Vector databases manage backup, restore, and replication for large datasets through incremental snapshots, distributed storage, and replication strategies tailored for high-dimensional data. For backups, systems often use incremental approaches to capture only changes since the last snapshot, reducing storage and time overhead. For example, databases like Milvus or Pinecone integrate with cloud object storage (e.g., S3) to store checkpoints and vector indexes efficiently. Replication typically involves copying data across nodes or regions using asynchronous or synchronous methods. Asynchronous replication minimizes latency but risks temporary inconsistency, while synchronous replication ensures consistency at the cost of higher latency. Distributed architectures also leverage sharding to partition data, enabling parallel backups and faster recovery by isolating subsets of data.

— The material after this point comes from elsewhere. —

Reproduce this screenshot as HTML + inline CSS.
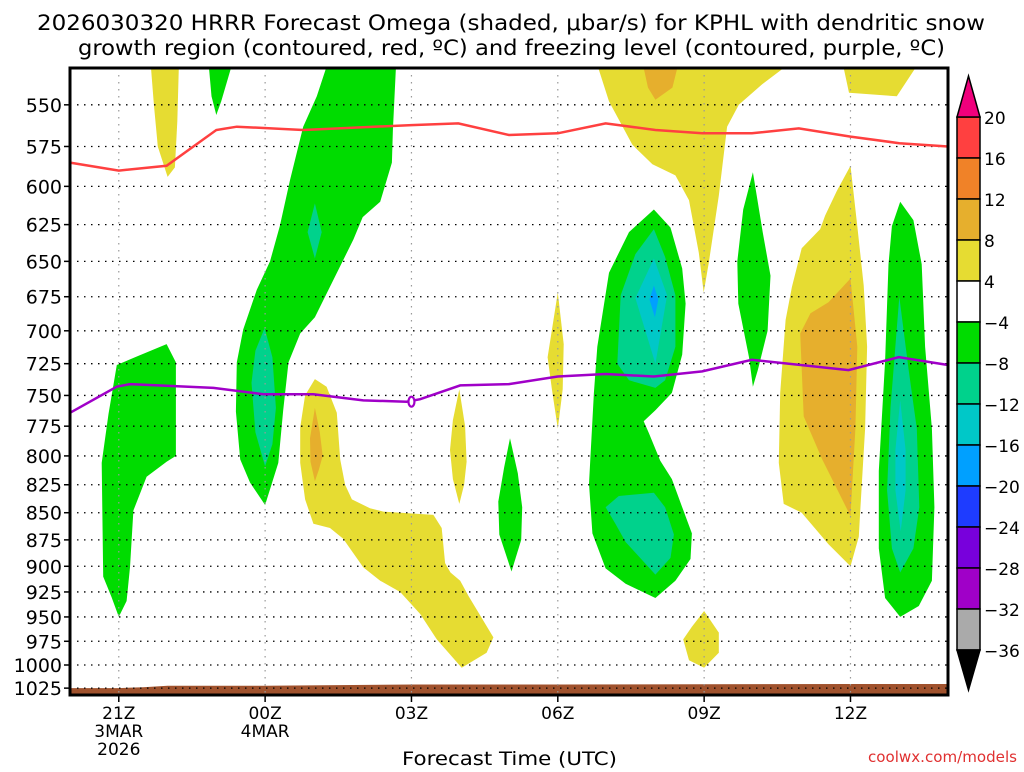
<!DOCTYPE html>
<html><head><meta charset="utf-8">
<style>
html,body{margin:0;padding:0;background:#fff;}
body{width:1024px;height:768px;overflow:hidden;font-family:"DejaVu Sans","Liberation Sans",sans-serif;}
svg text{font-family:"DejaVu Sans","Liberation Sans",sans-serif;}
</style></head>
<body>
<svg id="chart" width="1024" height="768" xmlns="http://www.w3.org/2000/svg">
<text x="37" y="30" font-size="21" textLength="948" lengthAdjust="spacingAndGlyphs">2026030320 HRRR Forecast Omega (shaded, μbar/s) for KPHL with dendritic snow</text>
<text x="78" y="55" font-size="21" textLength="867" lengthAdjust="spacingAndGlyphs">growth region (contoured, red, ºC) and freezing level (contoured, purple, ºC)</text>
<g id="shading"></g>
<g id="terrain"></g>
<g id="grid"></g>
<g id="lines"></g>
<rect x="70" y="68" width="878" height="627" fill="none" stroke="#000" stroke-width="3"/>
<g id="yaxis"></g>
<g id="xaxis"></g>
<text x="402" y="765" font-size="19" textLength="215" lengthAdjust="spacingAndGlyphs">Forecast Time (UTC)</text>
<text x="868" y="762" font-size="15" fill="#e03030" textLength="149" lengthAdjust="spacingAndGlyphs">coolwx.com/models</text>
<g id="cbar"></g>
</svg>
<script>
// ---- data ----
const pressureTicks = [550,575,600,625,650,675,700,725,750,775,800,825,850,875,900,925,950,975,1000,1025];
const timeTickHours = [1,4,7,10,13,16];
const timeTickLabels = [["21Z","3MAR","2026"],["00Z","4MAR"],["03Z"],["06Z"],["09Z"],["12Z"]];
const cbarLevels = [20,16,12,8,4,-4,-8,-12,-16,-20,-24,-28,-32,-36];
const cbarColors = ["#ff4040","#f08228","#e6af2d","#e6dc32","#ffffff","#00dc00","#00d28c","#00c8c8","#00a0ff","#1e3cff","#7800dc","#a000c8","#aaaaaa"];
const redHours = [0,1,1.98,3.0,3.42,4.78,7,7.96,9,10,10.98,12,12.96,13.98,14.94,16,17,18];
const redPres  = [585,590,587,565,563,565,562,561,568,567,561,565,567,567,564,569,573,575];
const purpleHours = [0,0.96,1.23,2.94,3.96,4.99,6.01,6.9,7.18,8.0,9.0,10,10.98,11.97,12.96,13.98,15.96,16.99,18];
const purplePres  = [764,743,741,744,749,749,754,755,753,742,741,735,733,735,731,722,730,720,726];
const groundHours = [0,1,1.5,2,4,7,10,16,18];
const groundPres  = [1025,1025,1024,1022.5,1022.5,1021,1021,1020.5,1020.5];
// shaded omega regions: [color, [[hour,hPa],...]]
const Y="#e6dc32",O="#e6af2d",G="#00dc00",T="#00d28c",C="#00c8c8",B="#00a0ff";
const regions = [
 [Y,[[1.66,528],[2.23,528],[2.2,560],[2.15,588],[2.0,594],[1.8,575],[1.72,550]]],
 [G,[[2.85,528],[3.3,528],[3.1,548],[3.0,556],[2.9,545]]],
 [G,[[5.25,528],[6.68,528],[6.62,565],[6.6,585],[6.36,610],[6.0,620],[5.81,635],[5.3,670],[5.02,690],[4.72,702],[4.48,724],[4.37,762],[4.27,806],[4.0,843],[3.69,823],[3.49,803],[3.4,763],[3.42,724],[3.55,699],[3.83,670],[4.1,650],[4.3,626],[4.51,596],[4.78,563],[5.06,545]]],
 [T,[[5.02,611],[5.16,630],[5.02,648],[4.87,630]]],
 [T,[[3.99,698],[4.15,720],[4.22,760],[4.15,790],[4.0,809],[3.8,780],[3.72,740],[3.8,715]]],
 [G,[[0.96,726],[1.4,719],[1.98,710],[2.17,724],[2.17,800],[1.98,805],[1.57,818],[1.3,848],[1.23,901],[1.16,934],[1.0,950],[0.85,930],[0.68,910],[0.65,806],[0.79,765]]],
 [Y,[[5.02,737],[5.26,743],[5.47,764],[5.54,803],[5.64,825],[5.78,838],[6.15,846],[6.42,849],[7.45,852],[7.62,864],[7.69,897],[7.8,906],[8.0,914],[8.17,929],[8.68,971],[8.54,987],[8.03,1003],[7.52,973],[7.18,947],[6.77,925],[6.36,914],[6.01,901],[5.6,874],[5.33,864],[4.99,860],[4.82,838],[4.72,806],[4.72,776],[4.82,750]]],
 [O,[[5.02,760],[5.12,780],[5.18,800],[5.1,812],[5.02,822],[4.93,805],[4.92,785]]],
 [Y,[[7.98,745],[8.1,775],[8.13,805],[8.08,825],[7.98,842],[7.85,820],[7.79,795],[7.85,770]]],
 [G,[[9.02,785],[9.18,815],[9.27,845],[9.25,875],[9.05,905],[8.8,870],[8.78,840],[8.9,810]]],
 [Y,[[10.0,672],[10.12,710],[10.1,745],[10.0,777],[9.88,745],[9.79,720]]],
 [Y,[[10.83,528],[14.63,528],[14.19,538],[13.71,550],[13.47,563],[13.3,606],[13.1,650],[12.99,672],[12.89,644],[12.69,609],[12.41,593],[11.94,586],[11.53,574],[11.05,548]]],
 [O,[[11.76,528],[12.45,528],[12.35,540],[12.0,547],[11.85,540]]],
 [Y,[[15.86,528],[17.33,528],[16.95,545],[15.97,543]]],
 [G,[[11.97,615],[12.31,627],[12.55,655],[12.62,680],[12.55,718],[12.34,748],[12.0,762],[11.76,771],[11.87,781],[12.1,804],[12.34,820],[12.55,845],[12.75,869],[12.72,893],[12.41,914],[12.0,931],[11.39,917],[10.98,902],[10.71,869],[10.64,824],[10.74,748],[10.81,712],[11.05,658],[11.46,630]]],
 [T,[[11.97,628],[12.2,647],[12.41,674],[12.41,712],[12.2,738],[12.0,744],[11.46,738],[11.22,725],[11.29,674],[11.59,645]]],
 [C,[[11.97,648],[12.24,674],[12.0,725],[11.59,676]]],
 [B,[[11.97,667],[12.06,677],[11.99,690],[11.88,677]]],
 [T,[[10.98,845],[11.25,835],[11.97,832],[12.2,845],[12.38,870],[12.31,892],[12.0,908],[11.39,877],[11.18,860]]],
 [Y,[[13.0,944],[13.3,966],[13.3,987],[13.0,1003],[12.69,995],[12.57,973],[12.75,960]]],
 [G,[[14.0,591],[14.2,630],[14.36,660],[14.3,700],[14.1,730],[14.0,743],[13.92,720],[13.7,680],[13.68,650],[13.8,615]]],
 [Y,[[16.0,587],[16.14,626],[16.27,667],[16.34,712],[16.3,777],[16.2,849],[16.17,872],[16.0,900],[15.55,879],[15.0,850],[14.63,842],[14.53,806],[14.56,748],[14.67,692],[14.8,668],[15.0,641],[15.38,628],[15.48,619],[15.72,603]]],
 [O,[[16.0,662],[16.14,712],[16.1,777],[16.0,853],[15.42,803],[15.04,767],[14.97,702],[15.18,687],[15.55,679]]],
 [G,[[17.02,610],[17.29,622],[17.46,652],[17.53,712],[17.67,777],[17.72,845],[17.67,914],[17.4,939],[17.02,950],[16.71,931],[16.58,883],[16.58,813],[16.71,723],[16.78,652],[16.85,626]]],
 [T,[[17.0,675],[17.19,729],[17.36,777],[17.41,845],[17.29,883],[17.02,906],[16.85,883],[16.75,830],[16.82,760]]],
 [C,[[17.02,754],[17.13,795],[17.13,830],[17.03,867],[16.92,830],[16.92,795]]]
];
// ---- axes ----
const NS="http://www.w3.org/2000/svg";
const X0=70,X1=948,Y0=68,Y1=695;
function xs(h){return X0+h*48.78;}
function ys(p){return 665-937*Math.log(1000/p);}
function mk(tag,attrs,parent){const e=document.createElementNS(NS,tag);for(const k in attrs)e.setAttribute(k,attrs[k]);parent.appendChild(e);return e;}
const pts=a=>a.map(q=>xs(q[0]).toFixed(1)+","+Math.max(Y0,ys(q[1])).toFixed(1)).join(" ");

const defs=mk("defs",{},document.getElementById("chart"));
const cp=mk("clipPath",{id:"plotclip"},defs);
mk("rect",{x:X0,y:Y0,width:X1-X0,height:Y1-Y0},cp);

const shading=document.getElementById("shading");
shading.setAttribute("clip-path","url(#plotclip)");
regions.forEach((r,i)=>{
  const el=mk("polygon",{points:pts(r[1]),fill:r[0]},shading);
  
  
});

const terr=document.getElementById("terrain");
const tp=groundHours.map((h,i)=>[h,groundPres[i]]);
const tpts=tp.map(q=>xs(q[0]).toFixed(1)+","+ys(q[1]).toFixed(1)).join(" ")+` ${X1},${Y1} ${X0},${Y1}`;
const tEl=mk("polygon",{points:tpts,fill:"#a0522d"},terr);



const grid=document.getElementById("grid");
pressureTicks.forEach(p=>{
  const y=ys(p);
  const l=mk("line",{x1:X0,x2:X1,y1:y,y2:y,stroke:"#000","stroke-width":1.3,"stroke-dasharray":"1.5 5.5"},grid);
  
  
});
timeTickHours.forEach(h=>{
  const x=xs(h);
  const l=mk("line",{x1:x,x2:x,y1:Y0,y2:Y1,stroke:"#999","stroke-width":1.2,"stroke-dasharray":"1.5 5.5"},grid);
  
  
});

const lines=document.getElementById("lines");
const redL=mk("polyline",{points:pts(redHours.map((h,i)=>[h,redPres[i]])),fill:"none",stroke:"#ff4040","stroke-width":2.5},lines);


const purL=mk("polyline",{points:pts(purpleHours.map((h,i)=>[h,purplePres[i]])),fill:"none",stroke:"#a000c8","stroke-width":2.5},lines);


const lab=mk("ellipse",{cx:xs(7),cy:ys(755),rx:3,ry:5,fill:"#fff",stroke:"#a000c8","stroke-width":2.2},lines);



const ya=document.getElementById("yaxis");
pressureTicks.forEach(p=>{
  const y=ys(p);
  const t=mk("line",{x1:X0-6,x2:X0,y1:y,y2:y,stroke:"#000","stroke-width":1.5},ya);
  
  
  const tx=mk("text",{x:X0-8,y:y+7,"font-size":19,"text-anchor":"end"},ya);
  tx.textContent=p;
  
  
});
const xa=document.getElementById("xaxis");
timeTickHours.forEach((h,i)=>{
  const x=xs(h);
  const t=mk("line",{x1:x,x2:x,y1:Y1,y2:Y1+7,stroke:"#000","stroke-width":1.5},xa);
  
  
  timeTickLabels[i].forEach((s,j)=>{
    const tx=mk("text",{x:x,y:719+j*18,"font-size":17,"text-anchor":"middle"},xa);
    tx.textContent=s;
    
    
  });
});
const cb=document.getElementById("cbar");
const CX=957,CW=23,CT=117,CS=41;
cbarColors.forEach((c,i)=>{
  const r=mk("rect",{x:CX,y:CT+i*CS,width:CW,height:CS,fill:c,stroke:"#000","stroke-width":1.5},cb);
  
  
});
const up=mk("polygon",{points:`${CX},${CT} ${CX+CW},${CT} ${CX+CW/2},${CT-41}`,fill:"#f0007c",stroke:"#000","stroke-width":1.5},cb);


const yb=CT+cbarColors.length*CS;
const dn=mk("polygon",{points:`${CX},${yb} ${CX+CW},${yb} ${CX+CW/2},${yb+40}`,fill:"#000",stroke:"#000","stroke-width":1.5},cb);


cbarLevels.forEach((v,i)=>{
  const tx=mk("text",{x:CX+CW+4,y:CT+i*CS+7,"font-size":17},cb);
  tx.textContent=v<0?"\u2212"+(-v):String(v);
  
  
});
</script>
</body></html>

The time overhead for these operations depends on dataset size, network bandwidth, and indexing complexity. Incremental backups reduce backup duration but require maintaining logs (e.g., write-ahead logs) to track changes, which adds minor runtime overhead. Restoring large datasets can be time-intensive if indexes must be rebuilt from raw vectors, as reconstructing hierarchical navigable small-world (HNSW) graphs or inverted file (IVF) indexes is computationally heavy. Replication latency grows with data volume and geographic distance—cross-region replication may introduce delays but improves disaster recovery readiness. System designs often prioritize background indexing and parallel data transfers to mitigate downtime during these operations.
Storage overhead is influenced by replication factors, compression, and index persistence. A replication factor of 3x (common in distributed systems) triples storage needs, while vector compression techniques like product quantization reduce footprint at the cost of precision. Storing precomputed indexes alongside raw vectors doubles storage requirements but speeds up restore times. Systems like Weaviate use hybrid approaches, persisting indexes in snapshots but relying on object storage’s scalability to manage costs. Ultimately, designers must balance backup frequency, replication consistency levels, and storage efficiency based on use-case requirements—trading higher storage costs for faster recovery or accepting longer restore times to minimize infrastructure expenses.